Criminal conversation


#1

My husband and I have been separated for 20 months. Two weeks ago he sent me an email telling me he committed adultery with a woman at church. He refuses to tell me her name because he doesn’t want me to know who it is. Can he be compelled to tell her name so I can sue her for criminal conversation? If he can’t be compelled, can I still sue her for criminal conversation without knowing her name?


#2

You must have the name of the woman in order to sue her. When did the affair occur?


#3

It happened three weeks ago. Can he be ordered by my attorney or a judge to give her name?


#4

He can not be ordered to turn over her name, and if the affair occurred after he had moved out, it is not actionable.


#5

I know I can’t sue for alienation of affection but everything I’ve read about criminal conversation said it didn’t matter if his affair happened before or after we separated.

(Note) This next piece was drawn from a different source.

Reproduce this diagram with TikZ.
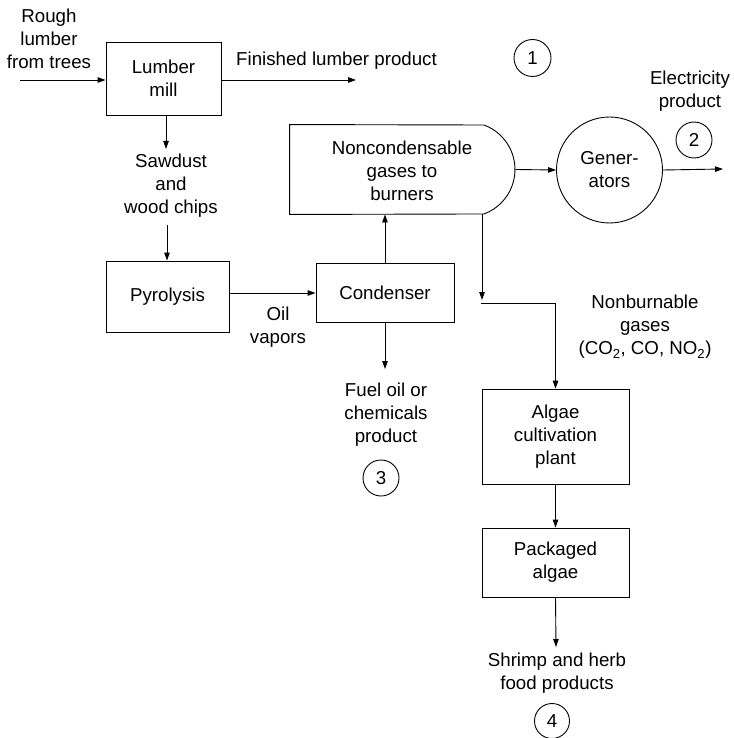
\documentclass[tikz,border=0pt]{standalone}
\usepackage{fontspec}
\setmainfont{Liberation Sans}
\usetikzlibrary{arrows.meta}
\begin{document}
\begin{tikzpicture}[x=1pt,y=-1pt,
  line width=0.9pt,
  every node/.style={font=\fontsize{18.7}{23}\selectfont},
  box/.style={draw, inner sep=0pt, align=center},
  lbl/.style={align=center, inner sep=0pt},
  num/.style={draw, circle, inner sep=0pt, minimum size=#1},
  num/.default=36pt,
  arr/.style={-{Triangle[length=8pt,width=5.5pt]}}]
\useasboundingbox (0,0) rectangle (733,738);

% process units
\node[box, minimum width=115pt, minimum height=73pt] (mill) at (163.5,78.5) {Lumber\\mill};
\node[box, minimum width=123pt, minimum height=71pt] (pyro) at (167.5,296.5) {Pyrolysis};
\node[box, minimum width=138pt, minimum height=59pt] (cond) at (385,292.5) {Condenser};
\node[box, minimum width=147pt, minimum height=95pt] (algae) at (555.5,436.5) {Algae\\cultivation\\plant};
\node[box, minimum width=147pt, minimum height=69pt] (pack) at (555.5,562.5) {Packaged\\algae};
\node[draw, circle, inner sep=0pt, minimum size=106pt, align=center] (gen) at (609.5,170) {Gener-\\ators};

% burner unit: flat left side, rounded right end
\node[inner sep=0pt, minimum width=225pt, minimum height=89pt, align=center] (gas) at (402.5,169.5) {};
\node[lbl] (gastext) at (402,170.5) {Noncondensable\\gases to\\burners};
\draw (gas.north west) -- (484,125) arc[start angle=69.7, end angle=-69.7, radius=47.44pt]
      -- (gas.south west) -- cycle;

% stream labels
\node[lbl] (rough) at (49,38.5) {Rough\\lumber\\from trees};
\node[lbl] (finished) at (336.5,61) {Finished lumber product};
\node[lbl] (sawdust) at (171,186) {Sawdust\\and\\wood chips};
\node[lbl] (oil) at (278,327) {Oil\\vapors};
\node[lbl] (fuel) at (386,414.5) {Fuel oil or\\chemicals\\product};
\node[lbl] (elec) at (690,91.5) {Electricity\\product};
\node[lbl] (nonburn) at (645,327) {Nonburnable\\gases\\(CO\textsubscript{2}, CO, NO\textsubscript{2})};
\node[lbl] (shrimp) at (557,673.5) {Shrimp and herb\\food products};

% product numbers
\node[num=37pt] (n1) at (532.5,58) {1};
\node[num] (n2) at (694,140) {2};
\node[num] (n3) at (381,478) {3};
\node[num=35pt] (n4) at (552,721) {4};

% free ends of the streams
\coordinate (logs) at (20,80);
\coordinate (lumberout) at (356,80);
\coordinate (sawin) at (166,149);
\coordinate (sawout) at (167,225);
\coordinate (fuelin) at (385,369);
\coordinate (power) at (723,169);
\coordinate (split) at (482,300);
\coordinate (bend) at (481,303);
\coordinate (foodin) at (556,647);

% connectors
\draw[arr] (logs) -- (logs -| mill.west);
\draw[arr] (mill.east |- lumberout) -- (lumberout);
\draw[arr] (sawin |- mill.south) -- (sawin);
\draw[arr] (sawout) -- (sawout |- pyro.north);
\draw[arr] (pyro.east |- 0,293) -- (cond.west |- 0,293);
\draw[arr] (cond.north) -- (cond.north |- gas.south);
\draw[arr] (cond.south) -- (fuelin);
\draw[arr] (gas.east) -- (gen.west);
\draw[arr] (gen.east) -- (power);
\draw[arr] (split |- gas.south) -- (split);
\draw[arr] (bend) -- (bend -| algae.north) -- (algae.north);
\draw[arr] (algae.south) -- (pack.north);
\draw[arr] (pack.south) -- (foodin);
\end{tikzpicture}
\end{document}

I’m confused.


#6

The law changed effective October 1, 2009:

GENERAL ASSEMBLY OF NORTH CAROLINA
SESSION 2009
SESSION LAW 2009-400
HOUSE BILL 1110
AN ACT TO CLARIFY PROCEDURES IN CIVIL ACTIONS FOR ALIENATION OF
AFFECTION AND CRIMINAL CONVERSATION.
The General Assembly of North Carolina enacts:
SECTION 1. Chapter 52 of the General Statutes is amended by adding the
following new section to read:
"§ 52-13. Procedures in causes of action for alienation of affection and criminal
conversation.
(a) No act of the defendant shall give rise to a cause of action for alienation of affection
or criminal conversation that occurs after the plaintiff and the plaintiff’s spouse physically separate with the intent of either the plaintiff or plaintiff’s spouse that the physical separation remain permanent.
(b) An action for alienation of affection or criminal conversation shall not be
commenced more than three years from the last act of the defendant giving rise to the cause of action.
© A person may commence a cause of action for alienation of affection or criminal
conversation against a natural person only."
SECTION 2. This act becomes effective October 1, 2009, and applies to actions
arising from acts occurring on or after that date.